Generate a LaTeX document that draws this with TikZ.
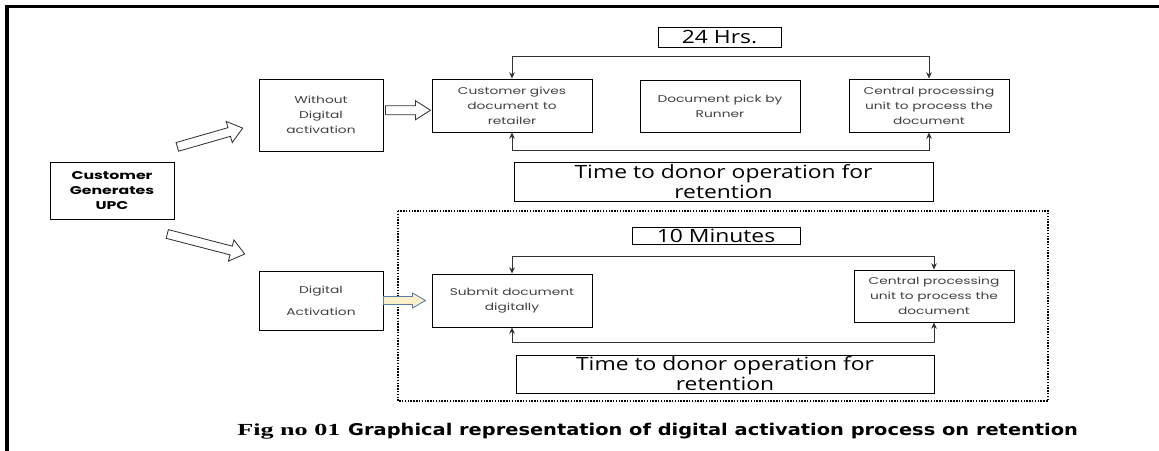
\documentclass[tikz,border=0pt]{standalone}
\usepackage{fontspec}
\setmainfont{Liberation Serif}
\newfontfamily\boxfont[FakeStretch=1.4]{Poppins}
\newfontfamily\bigfont[FakeStretch=1.25]{Open Sans}
\newfontfamily\capfont[FakeStretch=1.2]{DejaVu Sans}
\newfontfamily\figfont[FakeStretch=1.55]{Liberation Serif}
\usetikzlibrary{arrows.meta,calc}

\tikzset{
  stepbox/.style={draw, line width=0.6pt, align=center, inner sep=0pt,
    font=\boxfont\fontsize{7}{10.6}\selectfont, text=black!75},
  timebox/.style={draw, line width=0.6pt, align=center, inner sep=0pt,
    font=\bigfont\fontsize{13}{14.2}\selectfont},
  link/.style={line width=0.6pt, black!80,
    {Stealth[length=4.5pt,width=4pt]}-{Stealth[length=4.5pt,width=4pt]}},
  hollow/.style={draw=black!80, line width=0.6pt, fill=white},
}

\begin{document}
\begin{tikzpicture}[x=0.025cm,y=-0.025cm]
    \useasboundingbox (0,0) rectangle (1159,451);

    % Frame (top and left edge)
    \draw[line width=2.8pt] (7,451) -- (7,6.5) -- (1159,6.5);

    % Start
    \node[stepbox, minimum width=3.1cm, minimum height=1.425cm, text=black,
      font=\boxfont\bfseries\fontsize{8}{10.6}\selectfont] (upc) at (112,190.5) {Customer\\Generates\\UPC};

    % Without digital activation
    \node[stepbox, minimum width=3.1cm, minimum height=1.8cm] (without) at (321,115) {Without\\Digital\\activation};
    \node[stepbox, minimum width=4cm, minimum height=1.325cm] (give) at (512,105.5) {Customer gives\\document to\\retailer};
    \node[stepbox, minimum width=4cm, minimum height=1.3cm] (runner) at (720,106) {Document pick by\\Runner};
    \node[stepbox, minimum width=4cm, minimum height=1.325cm] (cpu1) at (929,105.5) {Central processing\\unit to process the\\document};
    \node[timebox, minimum width=3.075cm, minimum height=0.5cm] (hrs) at (719.5,37) {24 Hrs.};
    \node[timebox, minimum width=10.475cm, minimum height=0.975cm] (time1) at (723.5,181.5) {Time to donor operation for\\retention};

    \draw[link] (give.north) -- ++(0,-22) -| (cpu1.north);
    \draw[link] (give.south) -- ++(0,18) -| (cpu1.south);

    % Digital activation
    \draw[line width=1pt, densely dotted] (398,211) rectangle (1048,401);
    \node[stepbox, minimum width=3.1cm, minimum height=1.475cm,
      font=\boxfont\fontsize{7}{15.6}\selectfont] (digital) at (321,300.5) {Digital\\Activation};
    \node[stepbox, minimum width=4cm, minimum height=1.325cm] (submit) at (512,300.5) {Submit document\\digitally};
    \node[stepbox, minimum width=4cm, minimum height=1.3cm] (cpu2) at (934,296) {Central processing\\unit to process the\\document};
    \node[timebox, minimum width=4.2cm, minimum height=0.425cm] (mins) at (716,235.5) {10 Minutes};
    \node[timebox, minimum width=10.45cm, minimum height=0.95cm] (time2) at (725,374) {Time to donor operation for\\retention};

    \draw[link] (submit.north) -- ++(0,-17) -| (cpu2.north);
    \draw[link] (submit.south) -- ++(0,15) -| (cpu2.south);

    % Block arrows
    \foreach \cx/\cy/\ang/\len in {210/137.5/16/68, 206/244/-14.5/80} {
      \begin{scope}[shift={(\cx,\cy)}, rotate=\ang]
        \draw[hollow] (-\len/2,-4.5) -- (\len/2-14,-4.5) -- (\len/2-14,-11) -- (\len/2,0)
          -- (\len/2-14,11) -- (\len/2-14,4.5) -- (-\len/2,4.5) -- cycle;
      \end{scope}
    }
    \begin{scope}[shift={($(without.east)!0.5!(give.west)$)}]
      \draw[hollow] (-22,-4.5) -- (8,-4.5) -- (8,-9.5) -- (23,0) -- (8,9.5) -- (8,4.5) -- (-22,4.5) -- cycle;
    \end{scope}
    \begin{scope}[shift={($(digital.east)!0.5!(submit.west)$)}]
      \draw[draw={rgb,255:red,84;green,126;blue,170}, line width=0.6pt, fill={rgb,255:red,253;green,240;blue,200}]
        (-24,-4) -- (5,-4) -- (5,-7.5) -- (18,0) -- (5,7.5) -- (5,4) -- (-24,4) -- cycle;
    \end{scope}

    % Caption
    \node[anchor=base west, inner sep=0pt] (caption) at (237,436)
      {{\figfont\bfseries\fontsize{12}{13}\selectfont Fig no 01}\hspace{3pt} {\capfont\bfseries\fontsize{11.5}{13}\selectfont Graphical representation of digital activation process on retention}};
\end{tikzpicture}
\end{document}
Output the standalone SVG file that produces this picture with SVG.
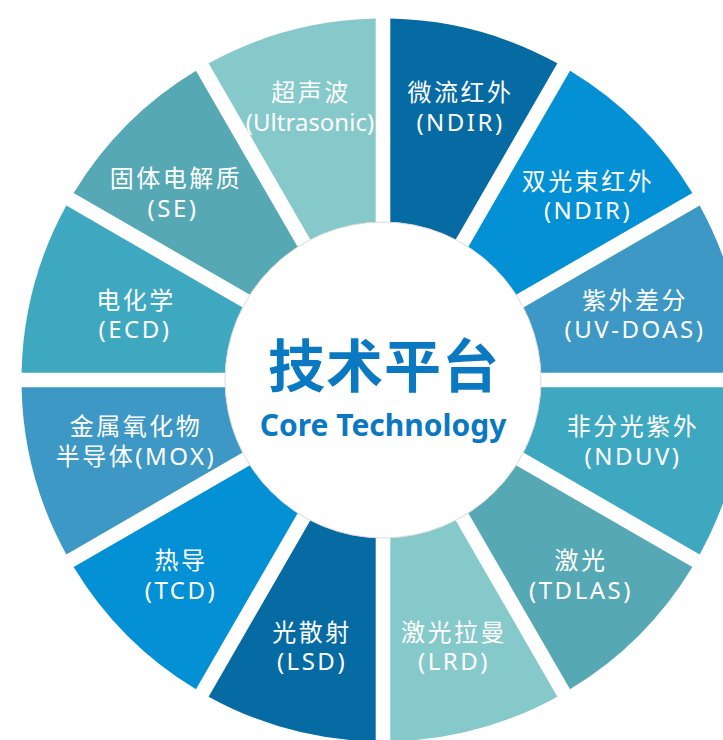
<svg xmlns="http://www.w3.org/2000/svg" width="723" height="740" viewBox="0 0 723 740">
<style>
.seg{stroke:none}
.c1{fill:#066AA3}.c2{fill:#0490D5}.c3{fill:#3D98C5}.c4{fill:#3FA8C1}.c5{fill:#57A8B5}.c6{fill:#85C9CA}
.lbl{font-family:"Noto Sans","Noto Sans CJK SC",sans-serif;font-size:24px;fill:#ffffff;text-anchor:middle}
.cn{letter-spacing:2.5px}
.en{letter-spacing:2.5px}
.hub{font-family:"Noto Sans","Noto Sans CJK SC",sans-serif;font-weight:bold;fill:#0B79C2;text-anchor:middle}
</style>
<rect width="723" height="740" fill="#ffffff"/>
<g id="seg-wldir">
<path class="seg c1" d="M390.3,18.57 A361.5,361.5 0 0 1 557.39,63.34 L455.59,239.66 A158,158 0 0 0 390.3,222.17 Z"/>
<text class="lbl cn" x="460.5" y="101">微流红外</text>
<text class="lbl en" x="460.5" y="131">(NDIR)</text>
</g>
<g id="seg-sgs">
<path class="seg c2" d="M570.04,70.64 A361.5,361.5 0 0 1 692.36,192.96 L516.04,294.76 A158,158 0 0 0 468.24,246.96 Z"/>
<text class="lbl cn" x="588" y="190">双光束红外</text>
<text class="lbl en" x="588" y="219">(NDIR)</text>
</g>
<g id="seg-uvdoas">
<path class="seg c3" d="M699.66,205.61 A361.5,361.5 0 0 1 744.43,372.7 L540.83,372.7 A158,158 0 0 0 523.34,307.41 Z"/>
<text class="lbl cn" x="635" y="309">紫外差分</text>
<text class="lbl en" x="635" y="338">(UV-DOAS)</text>
</g>
<g id="seg-nduv">
<path class="seg c4" d="M744.43,387.3 A361.5,361.5 0 0 1 699.66,554.39 L523.34,452.59 A158,158 0 0 0 540.83,387.3 Z"/>
<text class="lbl cn" x="633" y="435">非分光紫外</text>
<text class="lbl en" x="633" y="465">(NDUV)</text>
</g>
<g id="seg-tdlas">
<path class="seg c5" d="M692.36,567.04 A361.5,361.5 0 0 1 570.04,689.36 L468.24,513.04 A158,158 0 0 0 516.04,465.24 Z"/>
<text class="lbl cn" x="581" y="569">激光</text>
<text class="lbl en" x="581" y="599">(TDLAS)</text>
</g>
<g id="seg-lrd">
<path class="seg c6" d="M557.39,696.66 A361.5,361.5 0 0 1 390.3,741.43 L390.3,537.83 A158,158 0 0 0 455.59,520.34 Z"/>
<text class="lbl cn" x="454" y="641">激光拉曼</text>
<text class="lbl en" x="454" y="670">(LRD)</text>
</g>
<g id="seg-lsd">
<path class="seg c1" d="M375.7,741.43 A361.5,361.5 0 0 1 208.61,696.66 L310.41,520.34 A158,158 0 0 0 375.7,537.83 Z"/>
<text class="lbl cn" x="312" y="641">光散射</text>
<text class="lbl en" x="312" y="670">(LSD)</text>
</g>
<g id="seg-tcd">
<path class="seg c2" d="M195.96,689.36 A361.5,361.5 0 0 1 73.64,567.04 L249.96,465.24 A158,158 0 0 0 297.76,513.04 Z"/>
<text class="lbl cn" x="181" y="569">热导</text>
<text class="lbl en" x="181" y="599">(TCD)</text>
</g>
<g id="seg-mox">
<path class="seg c3" d="M66.34,554.39 A361.5,361.5 0 0 1 21.57,387.3 L225.17,387.3 A158,158 0 0 0 242.66,452.59 Z"/>
<text class="lbl cn" x="136" y="435">金属氧化物</text>
<text class="lbl cn" x="136" y="465">半导体(MOX)</text>
</g>
<g id="seg-ecd">
<path class="seg c4" d="M21.57,372.7 A361.5,361.5 0 0 1 66.34,205.61 L242.66,307.41 A158,158 0 0 0 225.17,372.7 Z"/>
<text class="lbl cn" x="136" y="309">电化学</text>
<text class="lbl en" x="135" y="338">(ECD)</text>
</g>
<g id="seg-se">
<path class="seg c5" d="M73.64,192.96 A361.5,361.5 0 0 1 195.96,70.64 L297.76,246.96 A158,158 0 0 0 249.96,294.76 Z"/>
<text class="lbl cn" x="176" y="187">固体电解质</text>
<text class="lbl en" x="173" y="217">(SE)</text>
</g>
<g id="seg-ultrasonic">
<path class="seg c6" d="M208.61,63.34 A361.5,361.5 0 0 1 375.7,18.57 L375.7,222.17 A158,158 0 0 0 310.41,239.66 Z"/>
<text class="lbl cn" x="311" y="101">超声波</text>
<text class="lbl" x="310" y="131">(Ultrasonic)</text>
</g>
<g id="connectors"></g>
<g id="hub">
<circle cx="383" cy="380" r="158" fill="#ffffff" stroke="#dadada" stroke-width="1"/>
<text class="hub" x="384" y="387" font-size="57" letter-spacing="1">技术平台</text>
<text class="hub" x="383" y="436" font-size="30">Core Technology</text>
</g>
</svg>
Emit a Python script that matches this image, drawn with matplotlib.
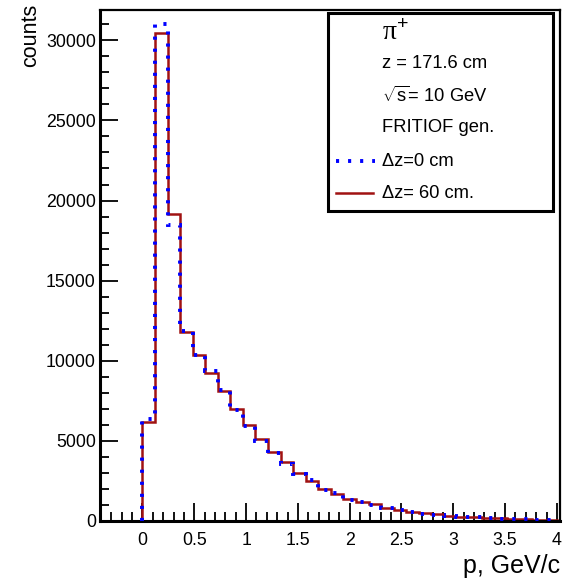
import numpy as np
import matplotlib
matplotlib.use("Agg")
import matplotlib.pyplot as plt
from matplotlib.ticker import FixedLocator, MultipleLocator
from matplotlib.patches import Rectangle
from matplotlib.lines import Line2D

# ---- data ----
bin_edges = np.linspace(0.0, 4.0, 34)
counts_dz60 = [6150, 30450, 19150, 11800, 10330, 9250, 8125, 6980, 6000, 5090,
               4300, 3640, 3000, 2480, 1990, 1670, 1360, 1170, 1020, 800,
               680, 550, 470, 390, 320, 260, 210, 170, 140, 110, 90, 70, 55]
counts_dz0 = [6350, 31050, 18450, 11850, 10350, 9350, 8150, 6900, 5900, 4950,
              4200, 3550, 2900, 2550, 1900, 1700, 1300, 1150, 950, 780,
              650, 560, 440, 380, 300, 250, 200, 160, 130, 100, 80, 60, 50]
xticks = [0, 0.5, 1, 1.5, 2, 2.5, 3, 3.5, 4]
xticklabels = ["0", "0.5", "1", "1.5", "2", "2.5", "3", "3.5", "4"]
yticks = [0, 5000, 10000, 15000, 20000, 25000, 30000]
yticklabels = ["0", "5000", "10000", "15000", "20000", "25000", "30000"]
legend_lines = ["z = 171.6 cm", r"$\sqrt{\mathrm{s}}$= 10 GeV", "FRITIOF gen."]
label_dz0 = "Δz=0 cm"
label_dz60 = "Δz= 60 cm."

plt.rcParams['font.family'] = ['Liberation Sans', 'DejaVu Sans']
plt.rcParams['mathtext.fontset'] = 'custom'
plt.rcParams['mathtext.rm'] = 'Liberation Sans'
plt.rcParams['mathtext.it'] = 'Liberation Sans:italic'

W, H = 564, 586
fig = plt.figure(figsize=(W / 100, H / 100), dpi=100)
ax = fig.add_axes([100 / W, 1 - 520.7 / H, 460 / W, (520.7 - 10) / H])

red = '#a01212'
blue = '#0000ff'
ax.stairs(counts_dz60, bin_edges, baseline=0, color=red, lw=1.8, zorder=2)
ax.stairs(counts_dz0, bin_edges, baseline=0, color=blue, lw=2.8,
          linestyle=(0, (0.8, 2.3)), zorder=3)

ax.set_xlim(-0.41, 4.03)
ax.set_ylim(0, 31900)

ax.xaxis.set_major_locator(FixedLocator(xticks))
ax.set_xticklabels(xticklabels)
ax.xaxis.set_minor_locator(MultipleLocator(0.1))
ax.yaxis.set_major_locator(FixedLocator(yticks))
ax.set_yticklabels(yticklabels)
ax.yaxis.set_minor_locator(MultipleLocator(1000))

ax.tick_params(which='both', direction='in', top=False, right=False,
               width=1.3, labelsize=12.8, colors='black')
ax.tick_params(which='major', length=13)
ax.tick_params(which='minor', length=6.5)
ax.tick_params(axis='x', pad=8)
ax.tick_params(axis='y', pad=3)
for s in ax.spines.values():
    s.set_linewidth(1.6)
ax.spines['left'].set_linewidth(2.2)
ax.spines['bottom'].set_linewidth(2.2)

fig.text(31 / W, 1 - 4 / H, "counts", rotation=90, ha='center', va='top', fontsize=15.5)
fig.text(560 / W, 1 - 566 / H, "p, GeV/c", ha='right', va='center', fontsize=18)

# legend box
fig.patches.append(Rectangle((327.7 / W, 1 - 210.7 / H), (553 - 327.7) / W,
                             (210.7 - 13.3) / H, transform=fig.transFigure,
                             facecolor='white', edgecolor='black', lw=2.2, zorder=5))
tx = 382 / W
fig.text(tx, 1 - 33 / H, r"π$^{+}$", ha='left', va='center', fontsize=20,
         family=['Liberation Serif', 'DejaVu Serif'], zorder=6)
for yy, t in zip([63, 96, 128], legend_lines):
    fig.text(tx, 1 - yy / H, t, ha='left', va='center', fontsize=13.2, zorder=6)
fig.text(tx, 1 - 161 / H, label_dz0, ha='left', va='center', fontsize=13.2, zorder=6)
fig.text(tx, 1 - 193 / H, label_dz60, ha='left', va='center', fontsize=13.2, zorder=6)
fig.lines.append(Line2D([336 / W, 375 / W], [1 - 161 / H, 1 - 161 / H],
                        transform=fig.transFigure, color=blue, lw=2.8,
                        linestyle=(0, (0.8, 2.3)), zorder=6))
fig.lines.append(Line2D([336 / W, 373 / W], [1 - 193 / H, 1 - 193 / H],
                        transform=fig.transFigure, color=red, lw=1.8, zorder=6))

fig.savefig("out.png", dpi=100)
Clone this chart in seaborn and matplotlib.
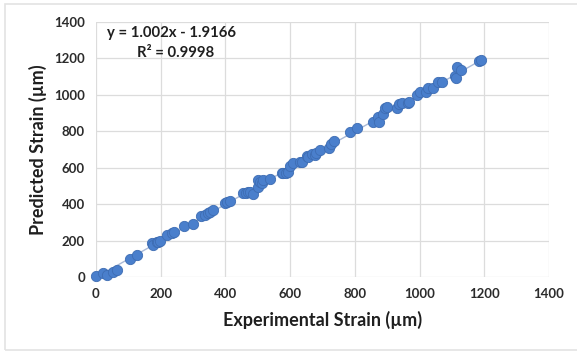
-=-=-=-=-
Restate word for word only the lines from where the entries begin through the one with "(upc) at (112,190.5)"; omit the pictures.

Generate a LaTeX document that draws this with TikZ.
\documentclass[tikz,border=0pt]{standalone}
\usepackage{fontspec}
\setmainfont{Liberation Serif}
\newfontfamily\boxfont[FakeStretch=1.4]{Poppins}
\newfontfamily\bigfont[FakeStretch=1.25]{Open Sans}
\newfontfamily\capfont[FakeStretch=1.2]{DejaVu Sans}
\newfontfamily\figfont[FakeStretch=1.55]{Liberation Serif}
\usetikzlibrary{arrows.meta,calc}

\tikzset{
  stepbox/.style={draw, line width=0.6pt, align=center, inner sep=0pt,
    font=\boxfont\fontsize{7}{10.6}\selectfont, text=black!75},
  timebox/.style={draw, line width=0.6pt, align=center, inner sep=0pt,
    font=\bigfont\fontsize{13}{14.2}\selectfont},
  link/.style={line width=0.6pt, black!80,
    {Stealth[length=4.5pt,width=4pt]}-{Stealth[length=4.5pt,width=4pt]}},
  hollow/.style={draw=black!80, line width=0.6pt, fill=white},
}

\begin{document}
\begin{tikzpicture}[x=0.025cm,y=-0.025cm]
    \useasboundingbox (0,0) rectangle (1159,451);

    % Frame (top and left edge)
    \draw[line width=2.8pt] (7,451) -- (7,6.5) -- (1159,6.5);

    % Start
    \node[stepbox, minimum width=3.1cm, minimum height=1.425cm, text=black,
      font=\boxfont\bfseries\fontsize{8}{10.6}\selectfont] (upc) at (112,190.5) {Customer\\Generates\\UPC};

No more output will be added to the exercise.